Problem requirements: Pick out every line with the word "this" and copy it.

..........

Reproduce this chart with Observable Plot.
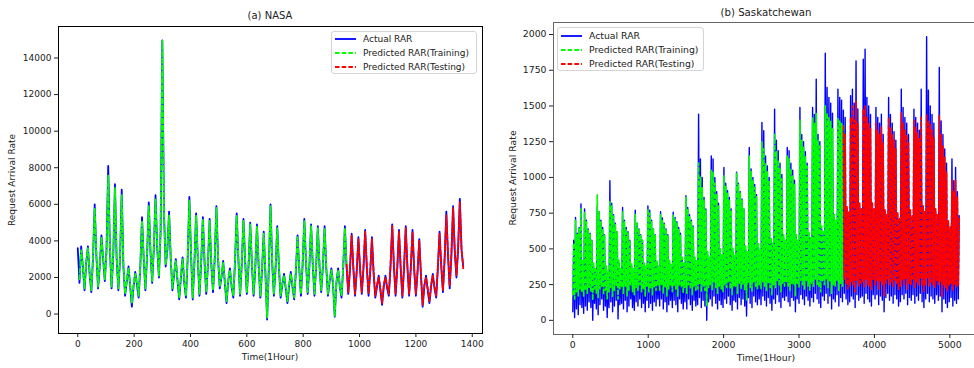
<!DOCTYPE html>
<html><head><meta charset="utf-8">
<script src="https://cdn.jsdelivr.net/npm/d3@7"></script>
<script src="https://cdn.jsdelivr.net/npm/@observablehq/plot@0.6"></script>
<style>
body{margin:0;background:#fff;}
#wrap{position:relative;width:974px;height:368px;overflow:hidden;font-family:"DejaVu Sans",sans-serif;color:#222;}
.panel{position:absolute;top:0;}
.t{position:absolute;white-space:nowrap;transform:translate(-50%,-50%);line-height:1;}
.rot{transform:translate(-50%,-50%) rotate(-90deg);}
.legend{position:absolute;background:rgba(255,255,255,0.85);border:1px solid #d4d4d4;border-radius:3px;box-sizing:border-box;}
.row{position:absolute;left:0;height:12px;font-size:9px;line-height:12px;white-space:nowrap;}
.row svg{position:absolute;left:3px;top:0;}
.row span{position:absolute;left:31px;top:0;}
</style></head>
<body><div id="wrap"></div>
<script>
// ---------- NASA (6-hour samples, t = index * 6 hours) ----------
const nasaXTicks = [0,200,400,600,800,1000,1200,1400];
const nasaYTicks = [0,2000,4000,6000,8000,10000,12000,14000];
const nasaSplit = 954; // training / testing boundary (hour)
const nasaActual = [
3600,1700,3700,2600, 1300,2800,3700,2200, 1200,3000,6000,3200, 1400,2600,4300,3000,
1800,3500,8100,3600, 1400,3200,7100,3000, 1300,3000,6800,2600, 1000,1800,2600,1500,
400,1500,2300,1600, 900,2600,5300,3000, 1300,3200,6100,3400, 1700,3600,6500,3600,
2000,4500,14960,5500, 2600,3500,5600,3000, 1300,2200,3000,1800, 800,2000,3100,1700,
900,3000,6400,3200, 800,2800,5500,3000, 1000,2800,5300,2800, 1100,2700,5200,2700,
1200,3000,5900,3000, 1400,2000,2900,1700, 600,1800,2500,1500, 900,2800,5500,3000,
1000,2700,5200,2900, 1100,2600,5000,2700, 1000,2500,4900,2600, 900,2400,4500,2200,
-300,2500,6000,2800, 1000,2500,4800,2500, 900,1600,2200,1400, 600,1500,2300,1500,
800,2300,4300,2500, 1000,2700,5200,2800, 1100,2600,4900,2700, 1000,2600,4800,2600,
1200,2600,4800,2500, 1000,1800,2500,1600, -150,1700,2500,1500, 900,2500,4800,2600,
1100,2400,4400,2500, 1000,2300,4200,2400, 1100,2500,4600,2500, 1000,2300,4200,2200,
900,1500,2100,1300, 500,1500,2100,1400, 1000,2600,4900,2600, 1000,2500,4600,2500,
900,2500,4800,2500, 1000,2500,4600,2400, 1000,2300,4100,2100, 400,1500,2100,1300,
600,1500,2200,1400, 900,2500,4500,2600, 1200,3000,5600,3200, 1400,3200,5900,3400,
2000,3600,6300,3500, 2600];
const nasaPredicted = [
null,1900,3500,2600, 1400,2900,3600,2300, 1300,3100,5800,3300, 1500,2700,4200,3100,
1900,3400,7600,3700, 1500,3300,6900,3100, 1400,3100,6500,2700, 1100,1900,2500,1600,
600,1600,2200,1700, 1000,2700,5100,3100, 1400,3300,5900,3500, 1800,3700,6300,3700,
2100,4600,14950,5600, 2700,3600,5400,3100, 1400,2300,2900,1900, 900,2100,3000,1800,
1000,3100,6200,3300, 900,2900,5400,3100, 1100,2900,5200,2900, 1200,2800,5100,2800,
1300,3100,5800,3100, 1500,2100,2800,1800, 700,1900,2400,1600, 1000,2900,5400,3100,
1100,2800,5100,3000, 1200,2700,4900,2800, 1100,2600,4800,2700, 1000,2500,4400,2300,
-200,2600,5900,2900, 1100,2600,4700,2600, 1000,1700,2100,1500, 700,1600,2200,1600,
900,2400,4200,2600, 1100,2800,5100,2900, 1200,2700,4800,2800, 1100,2700,4700,2700,
1300,2700,4700,2600, 1100,1900,2400,1700, -100,1800,2400,1600, 1000,2600,4700,2700,
1200,2500,4300,2600, 1100,2400,4100,2500, 1200,2600,4500,2600, 1100,2400,4100,2300,
1000,1600,2000,1400, 600,1600,2000,1500, 1100,2700,4800,2700, 1100,2600,4500,2600,
1000,2600,4700,2600, 1100,2600,4500,2500, 1100,2400,4000,2200, 500,1600,2000,1400,
700,1600,2100,1500, 1000,2600,4400,2700, 1300,3100,5400,3300, 1500,3300,5800,3500,
2100,3700,6100,3600, 2500];

// ---------- Saskatchewan (daily trough at 24d, daily peak at 24d+12) ----------
const sasXTicks = [0,1000,2000,3000,4000,5000];
const sasYTicks = [0,250,500,750,1000,1250,1500,1750,2000];
const sasSplit = 3588;
const sasActualPeak = [
560,720,610,650,815,400,
780,700,640,610,560,380,340,
790,760,700,650,600,360,330,
977,820,740,680,620,400,350,
790,700,650,620,560,380,340,
770,680,640,600,560,380,360,
800,770,700,640,600,400,360,
760,717,680,640,600,400,370,
756,720,690,650,610,420,380,
873,790,740,700,660,420,400,
1443,1130,1000,860,780,460,420,
1150,1130,1000,900,820,480,440,
1070,960,908,860,780,480,440,
1036,960,900,850,780,500,460,
1210,1060,1000,950,880,520,480,
1385,1327,1150,1080,1000,560,520,
1478,1260,1187,1100,1020,580,540,
1210,1187,1100,1050,980,580,540,
1490,1300,1250,1180,1100,600,560,
1490,1440,1688,1300,1250,640,600,
1869,1630,1560,1520,1450,720,680,
1618,1560,1540,1470,1420,780,740,
1571,1618,1520,1815,1480,800,760,
1827,1897,1560,1500,1440,820,780,
1490,1420,1380,1443,1300,760,720,
1560,1440,1380,1320,1260,740,700,
1618,1490,1420,1380,1300,760,720,
1478,1420,1380,1330,1618,800,760,
1985,1610,1500,1440,1380,760,720,
1769,1396,1300,1200,1100,680,640,
1130,977,1070,900,733];
const sasActualTrough = [
60,20,80,40,110,90,
50,100,70,130,90,0,120,
80,40,110,150,70,100,20,
90,130,60,100,140,10,110,
120,80,140,60,100,150,90,
70,130,100,150,90,120,60,
140,90,120,70,130,100,150,
100,150,80,130,60,110,140,
90,140,110,60,150,120,80,
130,80,150,110,70,140,100,
110,160,90,140,100,0,130,
150,100,170,120,80,140,110,
90,150,120,170,110,70,140,
130,80,160,110,150,100,30,
160,120,90,170,130,110,150,
110,170,140,100,160,120,70,
150,120,180,130,90,160,140,
170,130,100,160,140,60,150,
120,180,150,110,170,140,100,
160,130,190,150,120,90,170,
140,190,120,170,80,150,130,
180,100,160,130,190,150,110,
130,170,150,90,180,140,160,
170,120,190,150,130,100,180,
150,180,110,170,140,60,160,
190,140,170,120,180,150,100,
130,180,150,190,110,160,140,
180,120,170,140,190,130,90,
150,190,130,170,150,120,180,
140,170,60,150,120,90,130,
160,100,140,120,150];
const sasPredPeak = [
540,700,600,640,780,420,
760,690,630,600,560,400,360,
880,760,690,640,600,380,350,
830,800,730,670,620,420,370,
760,690,640,610,560,400,360,
740,680,640,600,560,400,380,
780,750,690,640,600,420,380,
740,700,670,630,590,420,390,
740,710,680,640,600,440,400,
860,780,730,690,650,440,420,
1100,1000,930,840,770,480,440,
1050,1040,960,880,800,500,460,
1010,940,890,840,770,500,460,
1036,950,890,840,780,520,480,
1150,1040,980,930,870,540,500,
1250,1200,1100,1040,970,580,540,
1300,1180,1120,1060,990,600,560,
1150,1130,1060,1010,950,600,560,
1400,1260,1210,1150,1080,620,580,
1420,1380,1450,1260,1220,660,620,
1500,1450,1420,1390,1340,740,700,
1420,1400,1380,1360,1300,800,760,
1420,1500,1400,1530,1380,820,780,
1480,1500,1420,1380,1340,820,780,
1380,1330,1300,1350,1240,780,740,
1420,1350,1300,1260,1200,760,720,
1450,1380,1330,1300,1240,780,740,
1400,1350,1310,1270,1420,800,760,
1440,1400,1370,1330,1280,780,740,
1430,1300,1220,1140,1040,700,660,
980,900,980,860,720];
const sasPredTrough = [
180,150,200,170,220,200,
170,210,190,230,200,140,220,
190,160,220,240,180,210,150,
200,230,170,210,240,150,220,
230,190,240,170,210,250,200,
180,230,210,250,200,220,170,
240,200,220,180,230,210,250,
210,250,190,230,170,220,240,
200,240,220,170,250,230,190,
230,190,250,220,180,240,210,
220,260,200,240,210,100,230,
250,210,270,230,190,240,220,
200,250,230,270,220,180,240,
240,190,260,220,250,210,140,
260,230,200,270,240,220,250,
220,270,240,210,260,230,180,
250,230,280,240,200,260,240,
270,240,210,260,250,170,250,
230,280,250,220,270,240,210,
260,240,290,250,230,200,270,
250,290,230,270,190,250,240,
280,210,260,240,290,250,220,
240,270,250,200,280,240,260,
270,230,290,250,240,210,280,
250,280,220,270,250,170,260,
290,250,270,230,280,250,210,
240,280,250,290,220,260,250,
280,230,270,250,290,240,200,
250,290,240,270,250,230,280,
250,270,170,250,230,200,240,
260,210,250,230,250];

const legendItems = [
  {label:"Actual RAR", color:"#0000ff", dash:null},
  {label:"Predicted RAR(Training)", color:"#00ff00", dash:"4.5,2.2"},
  {label:"Predicted RAR(Testing)", color:"#ff0000", dash:"4.5,2.2"}
];

// ---------- build tables ----------
const nasaRows = nasaActual.map((v,i)=>({t:i*6, actual:v, pred:nasaPredicted[i]}));
const nasaTrain = nasaRows.filter(r=>r.pred!=null && r.t<=nasaSplit);
const nasaTest = nasaRows.filter(r=>r.pred!=null && r.t>=nasaSplit);

const nDays = Math.min(sasActualPeak.length, sasActualTrough.length, sasPredPeak.length, sasPredTrough.length);
const sasRows = [];
for (let d=0; d<nDays; d++){
  sasRows.push({t:24*d, actual:sasActualTrough[d], pred:sasPredTrough[d]});
  sasRows.push({t:24*d+12, actual:sasActualPeak[d], pred:sasPredPeak[d]});
}
const sasTrain = sasRows.filter(r=>r.t<=sasSplit);
const sasTest = sasRows.filter(r=>r.t>=sasSplit);

const fmt = d3.format("d");

function panel(rows, train, test, o){
  return Plot.plot({
    width:o.width, height:368,
    marginTop:o.mt, marginRight:o.mr, marginBottom:o.mb, marginLeft:o.ml,
    x:{domain:o.xd}, y:{domain:o.yd},
    style:{fontFamily:"DejaVu Sans, sans-serif", fontSize:o.fs, color:"#222", background:"transparent", overflow:"visible"},
    marks:[
      Plot.line(rows,{x:"t",y:"actual",stroke:"#0000ff",strokeWidth:o.lwA,clip:true}),
      Plot.line(train,{x:"t",y:"pred",stroke:"#00ff00",strokeWidth:o.lw,strokeDasharray:o.dash,clip:true}),
      Plot.line(test,{x:"t",y:"pred",stroke:"#ff0000",strokeWidth:o.lw,strokeDasharray:o.dash,clip:true}),
      Plot.frame({stroke:o.frame, strokeWidth:1}),
      Plot.axisX({ticks:o.xt, tickFormat:fmt, tickSize:4, tickPadding:3, label:null}),
      Plot.axisY({ticks:o.yt, tickFormat:fmt, tickSize:4, tickPadding:3, label:null})
    ]
  });
}

const wrap = document.getElementById("wrap");
const left = panel(nasaRows, nasaTrain, nasaTest, {width:487, mt:26, mr:5, mb:35, ml:58,
  xd:[-68.4,1436.4], yd:[-1063,15723], xt:nasaXTicks, yt:nasaYTicks, fs:"9px", frame:"#000", lw:1.8, lwA:1.8, dash:"4.5,2.2"});
left.classList.add("panel"); left.style.left="0px";
wrap.appendChild(left);

const right = panel(sasRows, sasTrain, sasTest, {width:500, mt:22, mr:9, mb:34, ml:66,
  xd:[-256,5380], yd:[-99,2084], xt:sasXTicks, yt:sasYTicks, fs:"9.3px", frame:"#666", lw:1.7, lwA:1.4, dash:"4,2.6"});
right.classList.add("panel"); right.style.left="487px";
wrap.appendChild(right);

function text(str, x, y, size, cls){
  const el = document.createElement("div");
  el.className = "t" + (cls ? " " + cls : "");
  el.textContent = str; el.style.left = x+"px"; el.style.top = y+"px"; el.style.fontSize = size;
  wrap.appendChild(el);
}
text("(a) NASA", 270, 16, "10px");
text("(b) Saskatchewan", 766, 13, "10.2px");
text("Time(1Hour)", 270, 357, "9px");
text("Time(1Hour)", 766, 358, "9.3px");
text("Request Arrival Rate", 12, 180, "9px", "rot");
text("Request Arrival Rate", 513, 178, "9.3px", "rot");

function legend(x, y, w, h, rowTops, size){
  const box = document.createElement("div");
  box.className = "legend";
  Object.assign(box.style, {left:x+"px", top:y+"px", width:w+"px", height:h+"px"});
  legendItems.forEach((it,i)=>{
    const row = document.createElement("div");
    row.className = "row"; row.style.top = (rowTops[i]-6)+"px"; row.style.fontSize = size;
    row.innerHTML = `<svg width="22" height="12"><line x1="0" y1="6" x2="21" y2="6" stroke="${it.color}" stroke-width="1.8" ${it.dash?`stroke-dasharray="${it.dash}"`:""}/></svg><span>${it.label}</span>`;
    box.appendChild(row);
  });
  wrap.appendChild(box);
}
legend(331, 31, 146, 43, [7,21,35], "9px");
legend(557, 27, 147, 44, [8,22,36], "9.3px");
</script></body></html>
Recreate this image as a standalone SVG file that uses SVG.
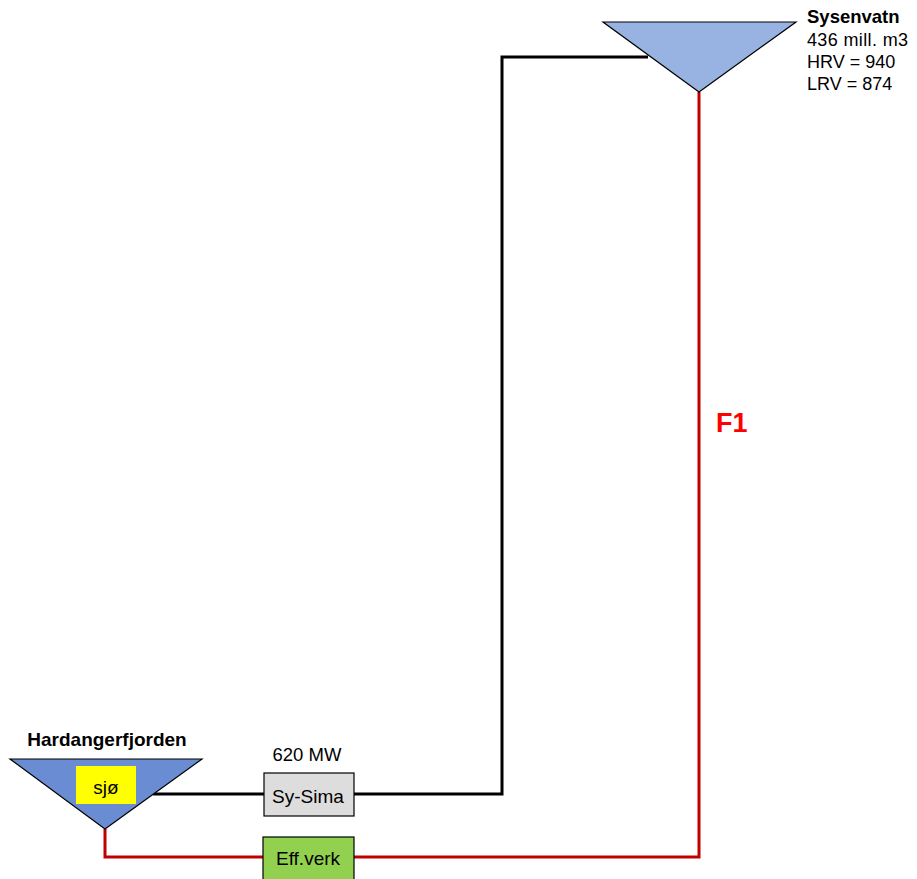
<svg xmlns="http://www.w3.org/2000/svg" width="917" height="879" viewBox="0 0 917 879">
<style>
text{font-family:"Liberation Sans",Arial,sans-serif;fill:#000}
.b{font-weight:bold}
.blk{fill:none;stroke:#000;stroke-width:3}
.red{fill:none;stroke:#C00000;stroke-width:3}
.box{stroke:#000;stroke-width:1.2}
</style>
<rect width="917" height="879" fill="#fff"/>
<g id="connectors">
<polyline class="blk" points="648,57 502,57 502,794 354,794"/>
<line class="blk" x1="153" y1="794" x2="264" y2="794"/>
<polyline class="red" points="699,92 699,857 354,857"/>
<polyline class="red" points="105,829 105,857 263,857"/>
</g>
<g id="sysenvatn">
<polygon points="603,22 796,22 699,92" fill="#98B2E2" stroke="#000" stroke-width="1.2"/>
<text x="807" y="23" font-size="18.5" class="b">Sysenvatn</text>
<text x="807" y="46" font-size="18" textLength="101">436 mill. m3</text>
<text x="807" y="68" font-size="18">HRV = 940</text>
<text x="807" y="90" font-size="18">LRV = 874</text>
</g>
<g id="hardangerfjorden">
<polygon points="10,759 202,759 105,829" fill="#6A8CD2" stroke="#000" stroke-width="1.2"/>
<rect x="76" y="766" width="60" height="38" fill="#FFFF00"/>
<text x="106" y="794" font-size="19" text-anchor="middle">sjø</text>
<text x="107" y="746" font-size="19" class="b" text-anchor="middle">Hardangerfjorden</text>
</g>
<g id="sy-sima">
<text x="307" y="761" font-size="18.5" text-anchor="middle">620 MW</text>
<rect class="box" x="264" y="773" width="90" height="43" fill="#DDDDDD"/>
<text x="308" y="803" font-size="19" text-anchor="middle">Sy-Sima</text>
</g>
<g id="eff-verk">
<rect class="box" x="263" y="837" width="91" height="50" fill="#92D050"/>
<text x="308" y="865" font-size="19" text-anchor="middle">Eff.verk</text>
</g>
<g id="f1-label">
<text x="716" y="432" font-size="27" class="b" style="fill:#FF0000">F1</text>
</g>
</svg>
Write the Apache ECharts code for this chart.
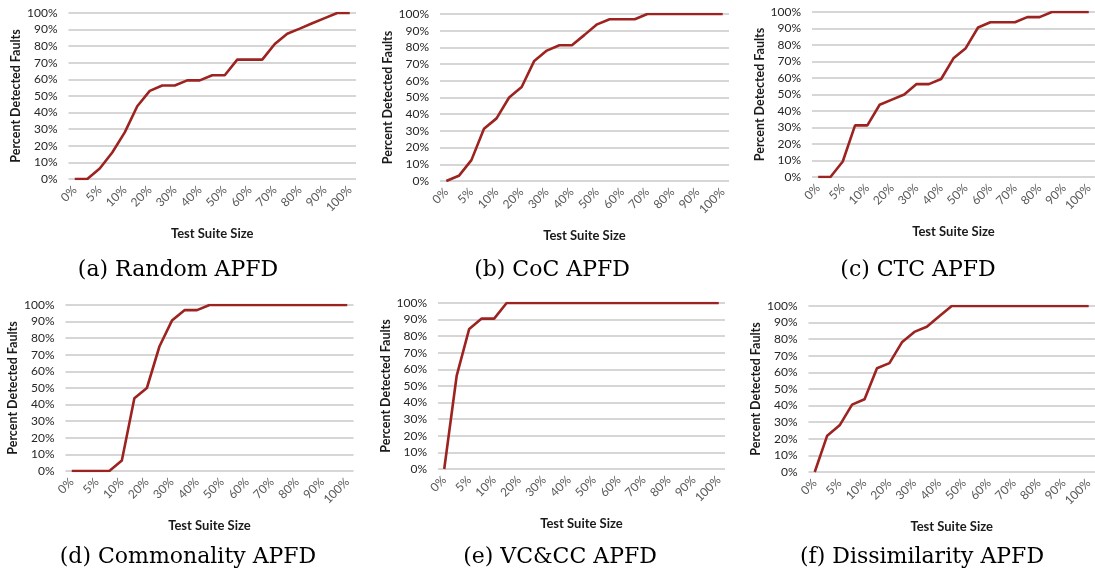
<!DOCTYPE html>
<html>
<head>
<meta charset="utf-8">
<script src="https://cdn.jsdelivr.net/npm/echarts/dist/echarts.min.js"></script>
<style>
html,body{margin:0;padding:0;background:#fff;}
#chart{width:1095px;height:571px;}
</style>
</head>
<body>
<div id="chart"></div>
<script>
// X categories (only every other one is labelled in the reference)
const categories = ['0%','3%','5%','8%','10%','15%','20%','25%','30%','35%','40%','45%','50%','55%','60%','65%','70%','75%','80%','85%','90%','95%','100%'];

// Percent detected faults for each technique
const randomAPFD = [0,0,6.3,16,28.1,43.8,53.1,56.3,56.3,59.4,59.4,62.5,62.5,71.9,71.9,71.9,81.3,87.5,90.6,93.8,96.9,100,100];
const cocAPFD = [0,3.1,12.5,31.3,37.5,50,56.3,71.9,78.1,81.3,81.3,87.5,93.8,96.9,96.9,96.9,100,100,100,100,100,100,100];
const ctcAPFD = [0,0,9.4,31.3,31.3,43.8,46.9,50,56.3,56.3,59.4,71.9,78.1,90.6,93.8,93.8,93.8,96.9,96.9,100,100,100,100];
const commonalityAPFD = [0,0,0,0,6.3,43.8,50,75,90.6,96.9,96.9,100,100,100,100,100,100,100,100,100,100,100,100];
const vcccAPFD = [0,56.3,84.4,90.6,90.6,100,100,100,100,100,100,100,100,100,100,100,100,100,100,100,100,100,100];
const dissimilarityAPFD = [0,21.9,28.1,40.6,43.8,62.5,65.6,78.1,84.4,87.5,93.8,100,100,100,100,100,100,100,100,100,100,100,100];

const captions = ['(a) Random APFD','(b) CoC APFD','(c) CTC APFD','(d) Commonality APFD','(e) VC&CC APFD','(f) Dissimilarity APFD'];
const seriesData = [randomAPFD, cocAPFD, ctcAPFD, commonalityAPFD, vcccAPFD, dissimilarityAPFD];
const yTickFormat = '{value}%';
const yAxisTitle = 'Percent Detected Faults';
const xAxisTitle = 'Test Suite Size';

// layout
const grids = [
  {left:68.5, top:13, width:287.5, height:166},
  {left:440, top:14, width:289, height:167},
  {left:812, top:12, width:289, height:165},
  {left:65.5, top:305, width:288, height:166},
  {left:438, top:303, width:287, height:166},
  {left:808.5, top:306, width:288.5, height:166}
];
const capPos = [[178,270],[552,270],[918,270],[188,557],[560,557],[922,557]];

const FONT = 'Lato';
const option = {
  animation:false,
  backgroundColor:'#fff',
  grid: grids.map(g => Object.assign({containLabel:false}, g)),
  xAxis: grids.map((g,i) => ({
    type:'category', gridIndex:i, data:categories, boundaryGap:true,
    axisLine:{show:false}, axisTick:{show:false},
    axisLabel:{interval:1, rotate:45, margin:9, color:'#595959', fontFamily:FONT, fontSize:12},
    name:xAxisTitle, nameLocation:'middle', nameGap:48,
    nameTextStyle:{fontFamily:FONT, fontWeight:'bold', fontSize:13, color:'#1a1a1a'}
  })),
  yAxis: grids.map((g,i) => ({
    type:'value', gridIndex:i, min:0, max:100, interval:10,
    axisLine:{show:false}, axisTick:{show:false},
    axisLabel:{formatter:yTickFormat, margin:11, color:'#262626', fontFamily:FONT, fontSize:12},
    splitLine:{show:true, lineStyle:{color:'#c8c8c8', width:1.5}},
    name:yAxisTitle, nameLocation:'middle', nameGap:46, nameRotate:90,
    nameTextStyle:{fontFamily:FONT, fontWeight:'bold', fontSize:12.5, color:'#1a1a1a'}
  })),
  series: seriesData.map((d,i) => ({
    type:'line', xAxisIndex:i, yAxisIndex:i, data:d, symbol:'none',
    lineStyle:{color:'#9c2320', width:2.6}, silent:true
  })),
  graphic: captions.map((t,i) => ({
    type:'text', x:capPos[i][0], y:capPos[i][1],
    style:{text:t, fill:'#000', font:'22px "DejaVu Serif"', align:'center', verticalAlign:'middle', textAlign:'center', textVerticalAlign:'middle'}
  }))
};
const chart = echarts.init(document.getElementById('chart'), null, {renderer:'canvas'});
chart.setOption(option);
</script>
</body>
</html>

..........

Written answer:
Reproduce this chart with Observable Plot.
Recreate this image as a standalone SVG file that uses SVG.
Write the Apache ECharts code for this chart.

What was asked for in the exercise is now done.